Buck the Marine got a call on his radio. “Buck here.”

“Buck, you have an order from Obama.”

“I’m already looking for Osama,” Buck answered.

“No, it’s an order from Obama.”

“I don’t take orders from terrorists.”

“No, Obama, in D.C.”

“Osama is in Washington D.C.! He must be up to something big!”

“No, President Obama.”

“Osama has taken over the country and declared himself leader?” Buck exclaimed. “Don’t worry; I’ll lead the resistance from the outside the country.”

“Yeah… um… you do that.”

27 Comments

  1. Pingback: Can Has Bukkit on Haid? | Autumn People

  2. Biden barely has enough brain power to remember to breathe on a regular basis.

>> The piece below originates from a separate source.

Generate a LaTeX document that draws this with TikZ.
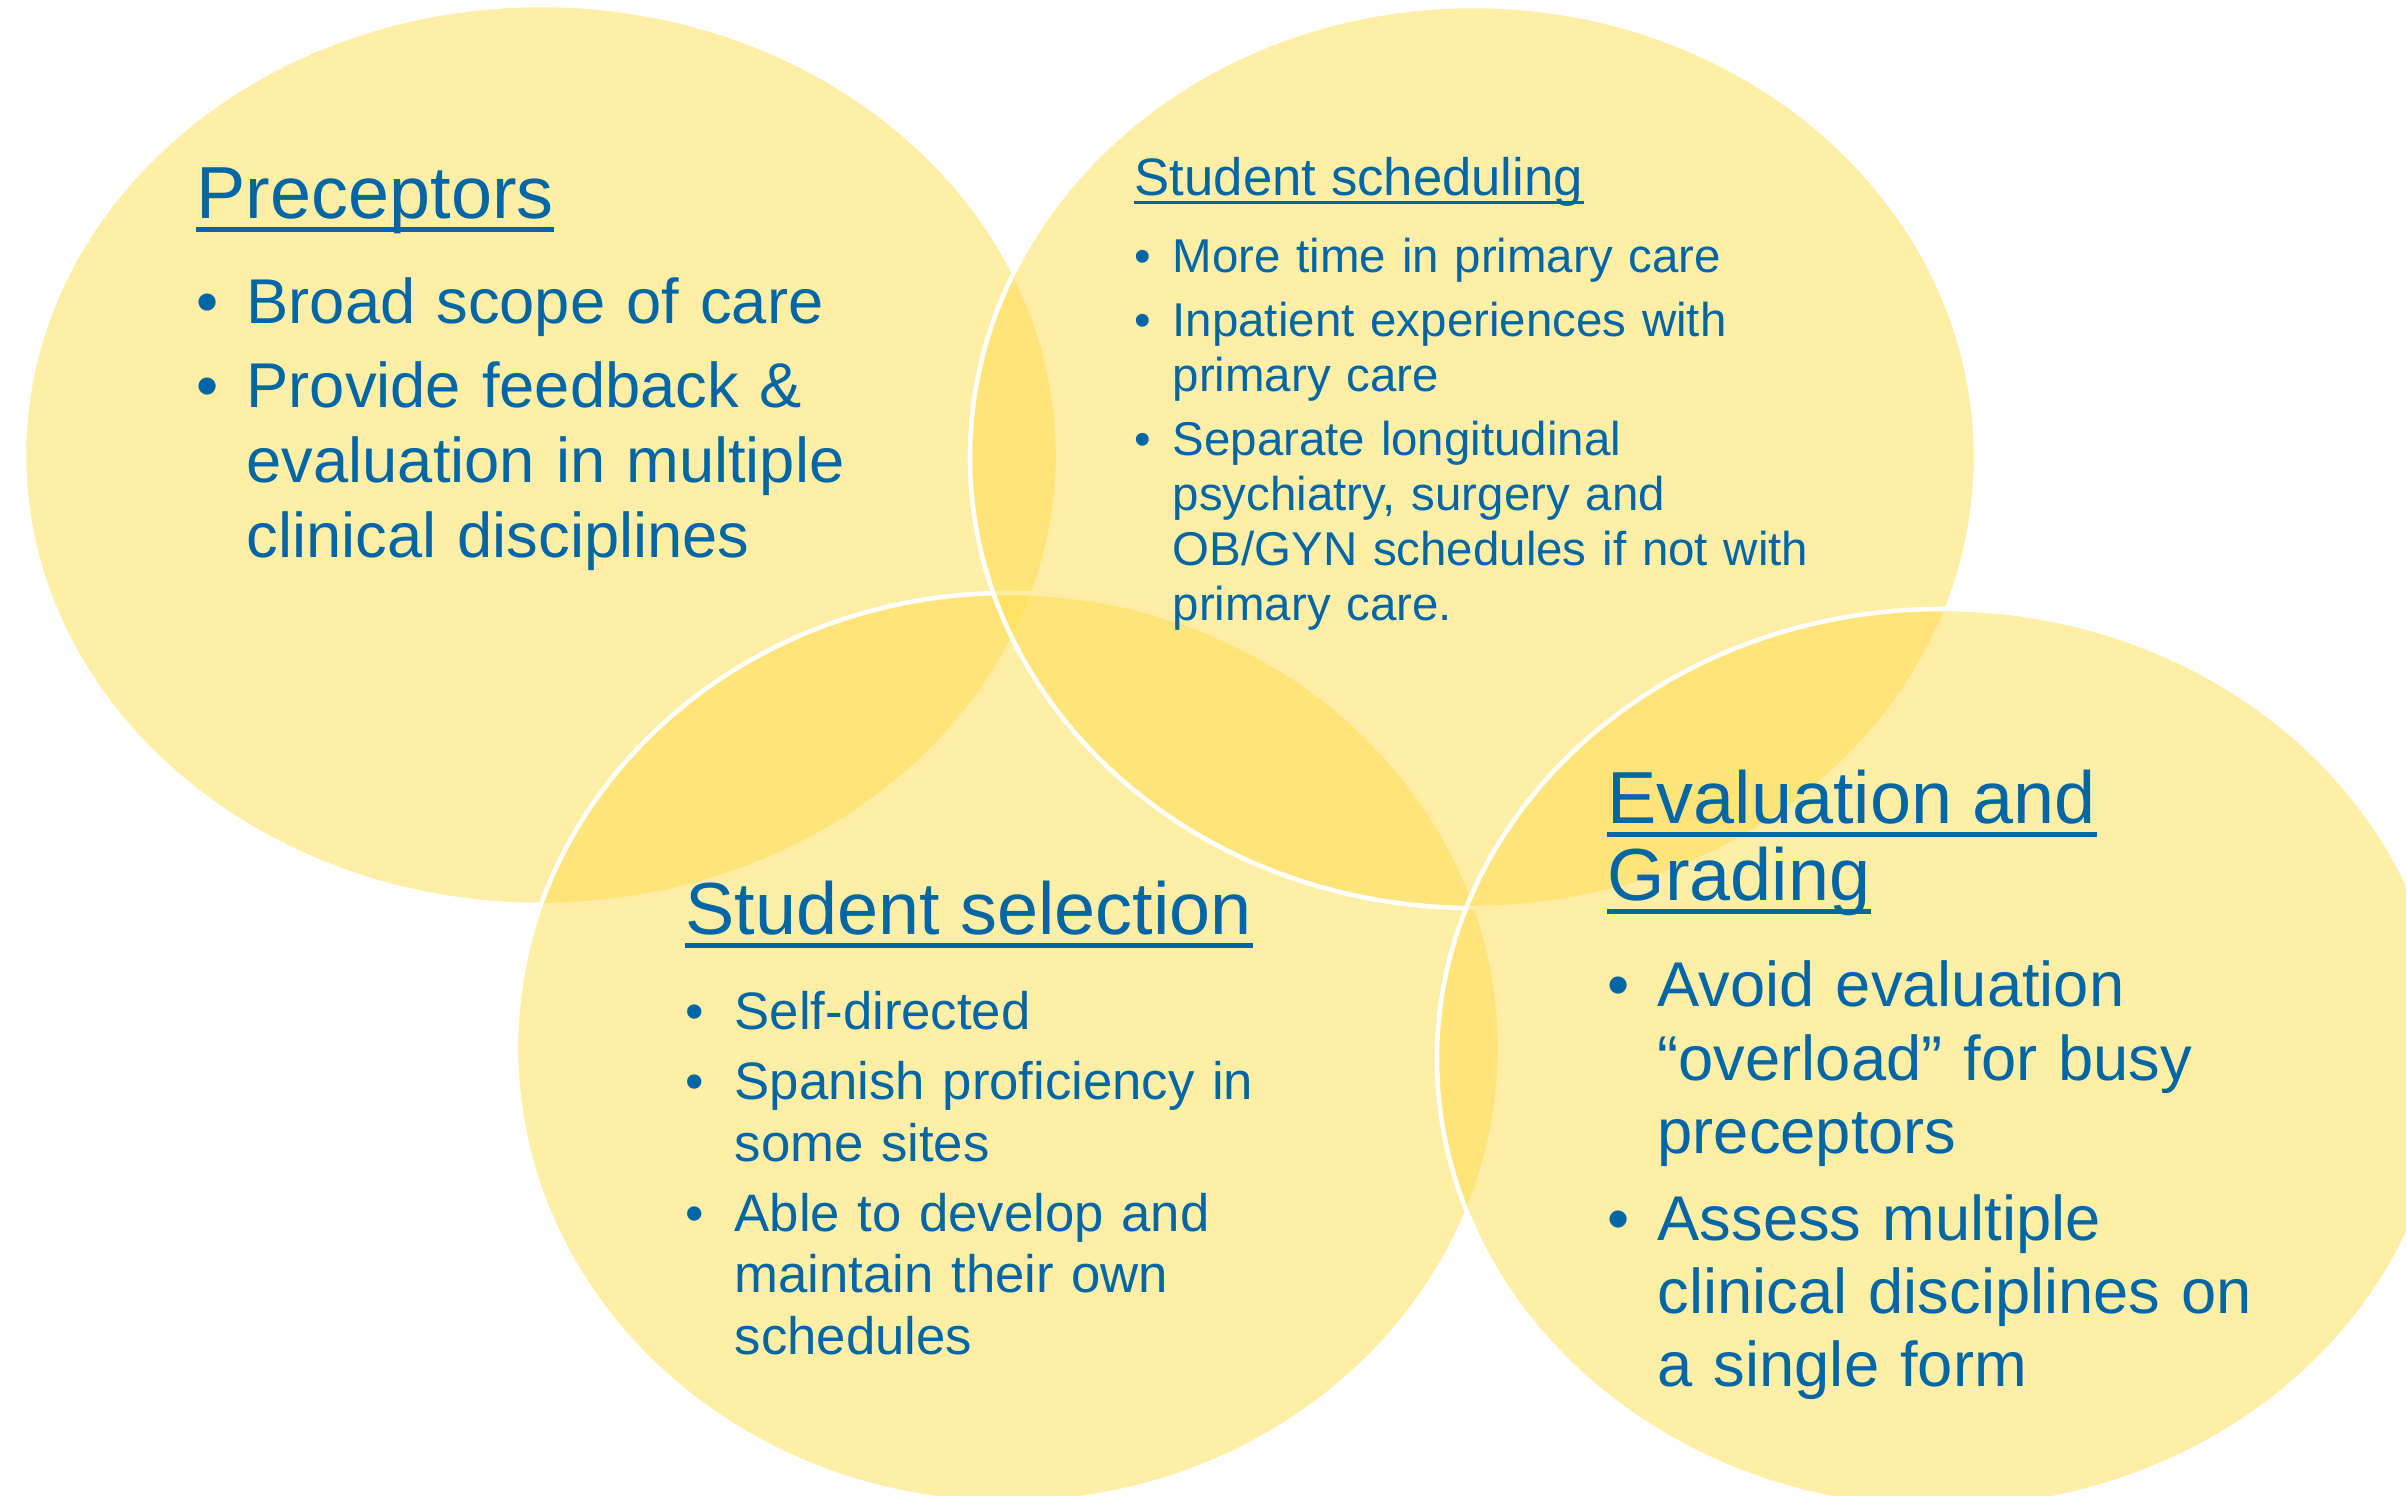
\documentclass[tikz,border=0pt]{standalone}
\usepackage{fontspec}
\setmainfont{Liberation Sans}
\usetikzlibrary{shapes.geometric}
\definecolor{ringgold}{HTML}{FFDD4D}
\definecolor{txtblue}{HTML}{0066A6}
\newlength{\bulind}
\newcommand{\bul}[1]{\hangindent=\bulind\hangafter=1\noindent\makebox[\bulind][l]{\textbullet}#1\par}

\begin{document}
\begin{tikzpicture}[
  ring/.style={ellipse, draw=white, line width=1.3pt, fill=ringgold, fill opacity=0.5, inner sep=0pt},
  head/.style={anchor=base west, inner sep=0pt, text=txtblue, font=\fontsize{21}{25}\selectfont},
  subhead/.style={head, font=\fontsize{15}{18}\selectfont},
  uline/.style={txtblue, line width=1.4pt},
  blist/.style n args={3}{anchor=base west, inner sep=0pt, text=txtblue, text width=9cm, align=left, font=#1,
    execute at begin node={\setlength{\bulind}{#2}\setlength{\parskip}{#3}}},
]
  \useasboundingbox (0,0) rectangle (24.06,-14.96);
  \clip (0,0) rectangle (24.06,-14.96);

  \node[ring, minimum width=10.34cm, minimum height=9.00cm] (precbg) at (5.41,-4.55) {};
  \node[ring, minimum width=9.84cm, minimum height=9.10cm] (selbg) at (10.08,-10.48) {};
  \node[ring, minimum width=10.06cm, minimum height=9.02cm] (schedbg) at (14.73,-4.57) {};
  \node[ring, minimum width=10.10cm, minimum height=9.00cm] (evalbg) at (19.42,-10.59) {};

  \node[head] (prechd) at (1.96,-2.19) {Preceptors};
  \node[subhead] (schedhd) at (11.34,-1.96) {Student scheduling};
  \node[head] (selhd) at (6.85,-9.35) {Student selection};
  \node[head] (evalhd) at (16.07,-8.24) {Evaluation and};
  \node[head] (evalhdb) at (16.07,-9.01) {Grading};

  \foreach \h in {prechd, selhd, evalhd, evalhdb}
    \draw[uline] ([yshift=-0.105cm]\h.base west) -- ([yshift=-0.105cm]\h.base east);
  \draw[uline, line width=1.1pt] ([yshift=-0.065cm]schedhd.base west) -- ([yshift=-0.065cm]schedhd.base east);

  \node[blist={\fontsize{18}{21.2}\selectfont}{0.5cm}{2.7pt}] (preclist) at (1.96,-3.24)
    {\bul{Broad scope of care}\bul{Provide feedback \&\newline evaluation in multiple\newline clinical disciplines}};
  \node[blist={\fontsize{13.5}{15.6}\selectfont}{0.38cm}{2.6pt}] (schedlist) at (11.34,-2.73)
    {\bul{More time in primary care}\bul{Inpatient experiences with\newline primary care}\bul{Separate longitudinal\newline psychiatry, surgery and\newline OB/GYN schedules if not with\newline primary care.}};
  \node[blist={\fontsize{15}{17.5}\selectfont}{0.49cm}{2.4pt}] (sellist) at (6.85,-10.30)
    {\bul{Self-directed}\bul{Spanish proficiency in\newline some sites}\bul{Able to develop and\newline maintain their own\newline schedules}};
  \node[blist={\fontsize{18}{20.9}\selectfont}{0.5cm}{3.6pt}] (evallist) at (16.07,-10.07)
    {\bul{Avoid evaluation\newline “overload” for busy\newline preceptors}\bul{Assess multiple\newline clinical disciplines on\newline a single form}};
\end{tikzpicture}
\end{document}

    Priceless. And versatile – you can substitute the name of almost any member of Obama’s cabinet, or the name of the Speaker of the House or the Senate majority leader or the mayor of San Francisco or . . .

  3. Excellent, but the laugh I’m laughing is kind of a nervous…”that was funny, I think” kind of laugh… You know the kind of laugh you have when they pants you in front of the rest of the school…err…

  4. Typical Obama cabinet meeting………..Prez Obama [pointing to Hillary Clinton] I didn’t get a “harrumph” out of that bitch!
    Rahm: Give the President a harrumph!
    Hillary: Harrumph!
    Prez Obama: You watch your ass.
    Rahm: Meeting adjourned. Oh, I am sorry, sir, I didn’t mean to overstep my bounds. You say that.
    Prez Obama: What?
    Rahm: “Meeting is adjourned”.
    Prez Obama: It is?
    Rahm: No, you *say* that, Mr. President.
    Prez Obama: What?
    Rahm: “Meeting is adjourned”.
    Prez Obama: It is?
    Rahm: [sighs, then gives the President a paddleball] Here, sir, play with this.

  5. Dang it! I had just convinced myself that the Obama posts on my blog were the funniest thing ever, but then Frank has to go and pull an IMW on me. An IMW complete w/ Buck the Marine. Brutal reminder that Frank is hilarious while I am merely funny.

    >>>Obama stared down at his desk and didn’t answer.
    >>>“Could you stop snorting coke long enough to answer me!”

    Boom!

  6. I apologize in advance as this is off subject but it is a very important read:

    John Hinkley Release: You might recall that John Hinckley was a seriously deranged young man who shot President Reagan in the early 1980s. Hinkley was absolutely obsessed with movie star Jodie Foster, extremely jealous, and in his twisted mind, loved Jodie Foster to the point that to make himself well known to her, he attempted to assassinate President Reagan. There is speculation Hinkley may soon be released as having been rehabilitated. CONSEQUENTLY, you may be interested in the following letter from John McCain that the staff at the mental facility, treating Hinckley, reports to have intercepted this past weekend:

    To: John Hinckley
    From: John McCain

    My wife and I wanted to drop you a short note to tell you how pleased we are with the great strides you are making in your recovery. In our fine country’s spirit of understanding and forgiveness, we want you to know there is a non partisan consensus of compassion and forgiveness throughout.

    My wife Cindy and I want you to know that no grudge is borne against you for shooting President Reagon. We, above all, are aware of how the mental stress and pain could have driven you to such an act of desperation. We are confidnet that you will soon make a complete recovery and return to your family to join the world again as a healthy and productive young man.

    Best Wishes,

    John and Cindy McCain

    PS: While you have been incarcerated, Barack Obama has been banging Jodie Foster like a screen door in a wind storm. Just thought you would like to know.

  7. I hope I have not violated proper blog etiquette by “cutting and pasting” (a recently perfected skill I’m really tickled about) part of this post in an email to send to friends. I did include a link to your blog (another prized skill I learned from the “blog hooligans” at a Duke Lacrosse board). But obviously I am neither sophisticated nor a member of the intellectual elite so if I have committed one of those faux pas things, let me know and I promise I won’t do it again.